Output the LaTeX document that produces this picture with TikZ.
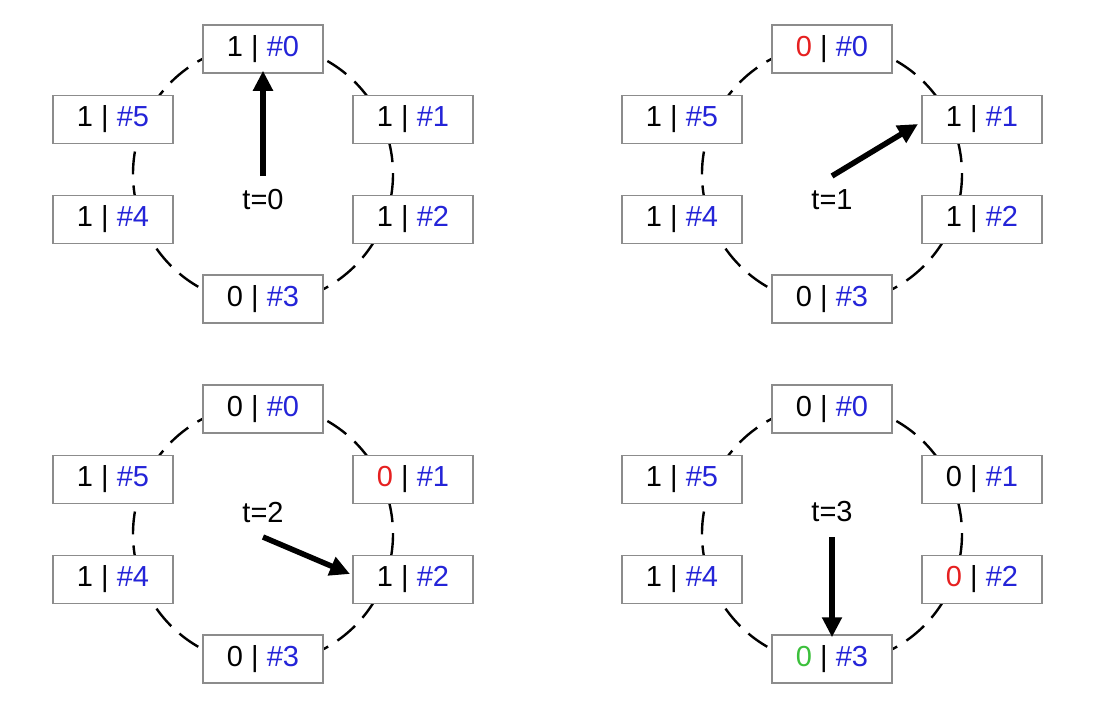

...

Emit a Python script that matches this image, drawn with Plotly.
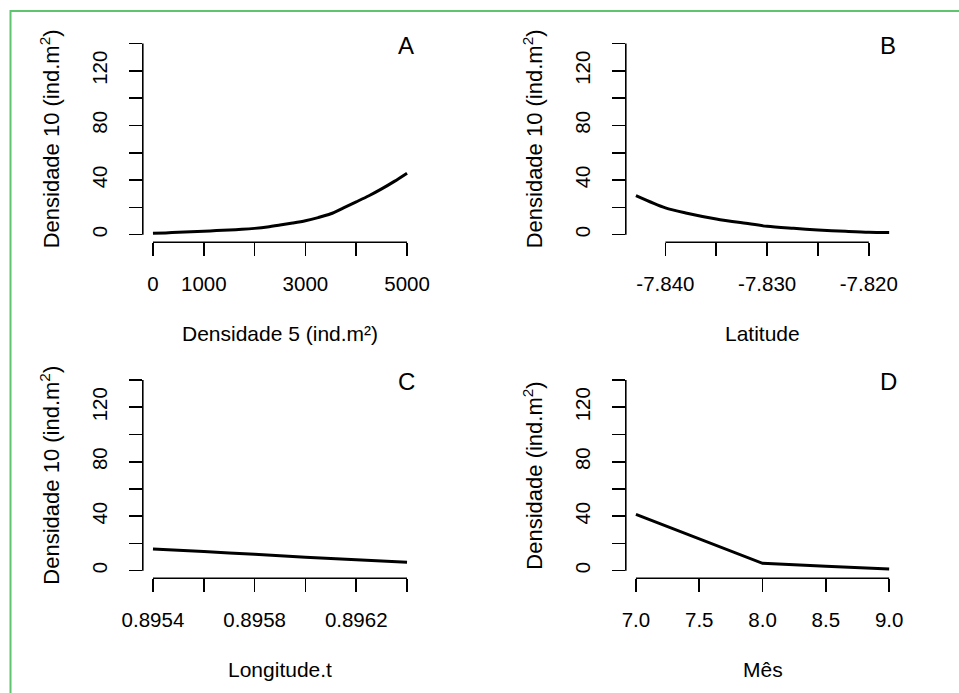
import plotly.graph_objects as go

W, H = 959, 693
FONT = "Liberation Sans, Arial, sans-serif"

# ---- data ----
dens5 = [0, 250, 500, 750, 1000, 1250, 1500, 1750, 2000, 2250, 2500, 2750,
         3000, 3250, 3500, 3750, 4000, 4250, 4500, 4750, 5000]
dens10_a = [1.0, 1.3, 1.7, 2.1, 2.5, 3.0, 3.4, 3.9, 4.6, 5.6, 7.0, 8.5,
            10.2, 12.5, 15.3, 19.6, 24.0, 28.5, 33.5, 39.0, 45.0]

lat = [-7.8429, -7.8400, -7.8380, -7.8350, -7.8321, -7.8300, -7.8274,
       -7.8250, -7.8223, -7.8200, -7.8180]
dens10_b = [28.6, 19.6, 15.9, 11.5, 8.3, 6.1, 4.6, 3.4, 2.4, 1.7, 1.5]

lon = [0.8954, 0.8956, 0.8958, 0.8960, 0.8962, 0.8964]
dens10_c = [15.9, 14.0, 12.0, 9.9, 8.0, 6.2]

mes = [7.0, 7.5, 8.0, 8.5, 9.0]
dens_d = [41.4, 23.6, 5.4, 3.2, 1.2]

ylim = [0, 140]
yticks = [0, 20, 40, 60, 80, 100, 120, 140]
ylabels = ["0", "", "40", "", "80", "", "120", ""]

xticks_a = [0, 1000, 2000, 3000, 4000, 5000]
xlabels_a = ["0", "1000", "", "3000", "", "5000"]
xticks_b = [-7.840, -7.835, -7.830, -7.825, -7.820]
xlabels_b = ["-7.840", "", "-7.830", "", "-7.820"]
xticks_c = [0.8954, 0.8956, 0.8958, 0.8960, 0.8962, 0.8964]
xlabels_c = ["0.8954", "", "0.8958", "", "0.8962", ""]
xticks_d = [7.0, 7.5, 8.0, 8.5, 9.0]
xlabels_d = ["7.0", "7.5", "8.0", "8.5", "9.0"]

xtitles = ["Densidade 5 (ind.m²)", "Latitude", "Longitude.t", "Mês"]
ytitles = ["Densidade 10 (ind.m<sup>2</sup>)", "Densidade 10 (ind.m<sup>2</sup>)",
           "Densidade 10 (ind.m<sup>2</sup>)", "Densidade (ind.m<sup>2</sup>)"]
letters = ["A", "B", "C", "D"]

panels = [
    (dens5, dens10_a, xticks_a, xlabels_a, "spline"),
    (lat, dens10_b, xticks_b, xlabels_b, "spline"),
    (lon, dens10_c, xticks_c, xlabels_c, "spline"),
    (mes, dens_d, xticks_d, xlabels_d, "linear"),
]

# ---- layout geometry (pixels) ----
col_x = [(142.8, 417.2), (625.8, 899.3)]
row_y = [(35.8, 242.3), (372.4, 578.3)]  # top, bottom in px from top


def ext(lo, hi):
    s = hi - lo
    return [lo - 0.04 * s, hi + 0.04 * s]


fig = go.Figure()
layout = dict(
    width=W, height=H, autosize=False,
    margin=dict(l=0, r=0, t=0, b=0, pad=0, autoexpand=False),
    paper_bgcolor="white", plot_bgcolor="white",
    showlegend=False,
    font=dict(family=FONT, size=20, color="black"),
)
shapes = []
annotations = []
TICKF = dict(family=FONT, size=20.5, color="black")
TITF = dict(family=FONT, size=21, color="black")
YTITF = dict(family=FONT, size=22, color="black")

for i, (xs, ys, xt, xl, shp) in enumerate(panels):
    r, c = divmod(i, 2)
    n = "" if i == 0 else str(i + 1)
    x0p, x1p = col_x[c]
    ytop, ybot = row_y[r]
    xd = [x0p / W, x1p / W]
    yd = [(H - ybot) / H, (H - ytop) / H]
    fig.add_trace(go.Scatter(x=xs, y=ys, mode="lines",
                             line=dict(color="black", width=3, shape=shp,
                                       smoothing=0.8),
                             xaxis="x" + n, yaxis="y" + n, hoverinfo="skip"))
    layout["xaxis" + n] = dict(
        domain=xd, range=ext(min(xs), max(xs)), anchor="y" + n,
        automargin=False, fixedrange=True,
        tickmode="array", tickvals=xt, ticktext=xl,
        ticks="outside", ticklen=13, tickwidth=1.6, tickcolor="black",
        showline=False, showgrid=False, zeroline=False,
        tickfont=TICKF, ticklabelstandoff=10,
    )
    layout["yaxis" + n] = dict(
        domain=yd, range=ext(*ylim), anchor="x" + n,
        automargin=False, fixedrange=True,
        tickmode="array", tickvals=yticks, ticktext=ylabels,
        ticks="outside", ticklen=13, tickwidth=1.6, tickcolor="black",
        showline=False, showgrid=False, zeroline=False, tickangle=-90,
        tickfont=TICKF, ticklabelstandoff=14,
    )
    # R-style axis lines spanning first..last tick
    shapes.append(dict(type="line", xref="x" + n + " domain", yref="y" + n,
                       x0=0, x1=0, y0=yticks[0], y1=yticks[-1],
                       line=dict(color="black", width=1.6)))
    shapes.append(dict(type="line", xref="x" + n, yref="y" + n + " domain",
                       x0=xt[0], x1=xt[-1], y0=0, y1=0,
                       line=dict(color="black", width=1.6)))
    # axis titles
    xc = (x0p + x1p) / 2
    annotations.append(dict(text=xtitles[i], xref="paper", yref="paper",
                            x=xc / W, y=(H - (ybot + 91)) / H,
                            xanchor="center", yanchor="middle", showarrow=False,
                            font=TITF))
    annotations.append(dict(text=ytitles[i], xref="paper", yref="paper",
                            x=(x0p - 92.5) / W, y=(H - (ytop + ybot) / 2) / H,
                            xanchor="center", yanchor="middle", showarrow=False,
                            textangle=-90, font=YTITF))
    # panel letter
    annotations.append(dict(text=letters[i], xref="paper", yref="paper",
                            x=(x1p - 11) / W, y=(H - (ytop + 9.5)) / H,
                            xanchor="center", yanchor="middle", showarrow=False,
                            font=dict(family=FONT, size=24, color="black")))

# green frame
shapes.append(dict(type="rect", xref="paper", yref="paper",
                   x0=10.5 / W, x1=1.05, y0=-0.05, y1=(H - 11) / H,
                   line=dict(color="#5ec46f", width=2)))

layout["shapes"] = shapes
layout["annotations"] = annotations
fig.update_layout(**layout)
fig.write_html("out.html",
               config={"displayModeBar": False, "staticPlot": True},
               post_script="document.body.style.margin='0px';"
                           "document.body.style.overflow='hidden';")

_SET EXERCISE_
Return exactly the lines from the one with "Emit a Python" to the one with "10.2, 12.5, 15.3, 19.6, 24.0, 28.5, 33.5, 39.0, 45.0]", inclusive, and nothing else; skip the pictures.

_CORRECT OUTPUT_
Emit a Python script that matches this image, drawn with Plotly.
import plotly.graph_objects as go

W, H = 959, 693
FONT = "Liberation Sans, Arial, sans-serif"

# ---- data ----
dens5 = [0, 250, 500, 750, 1000, 1250, 1500, 1750, 2000, 2250, 2500, 2750,
         3000, 3250, 3500, 3750, 4000, 4250, 4500, 4750, 5000]
dens10_a = [1.0, 1.3, 1.7, 2.1, 2.5, 3.0, 3.4, 3.9, 4.6, 5.6, 7.0, 8.5,
            10.2, 12.5, 15.3, 19.6, 24.0, 28.5, 33.5, 39.0, 45.0]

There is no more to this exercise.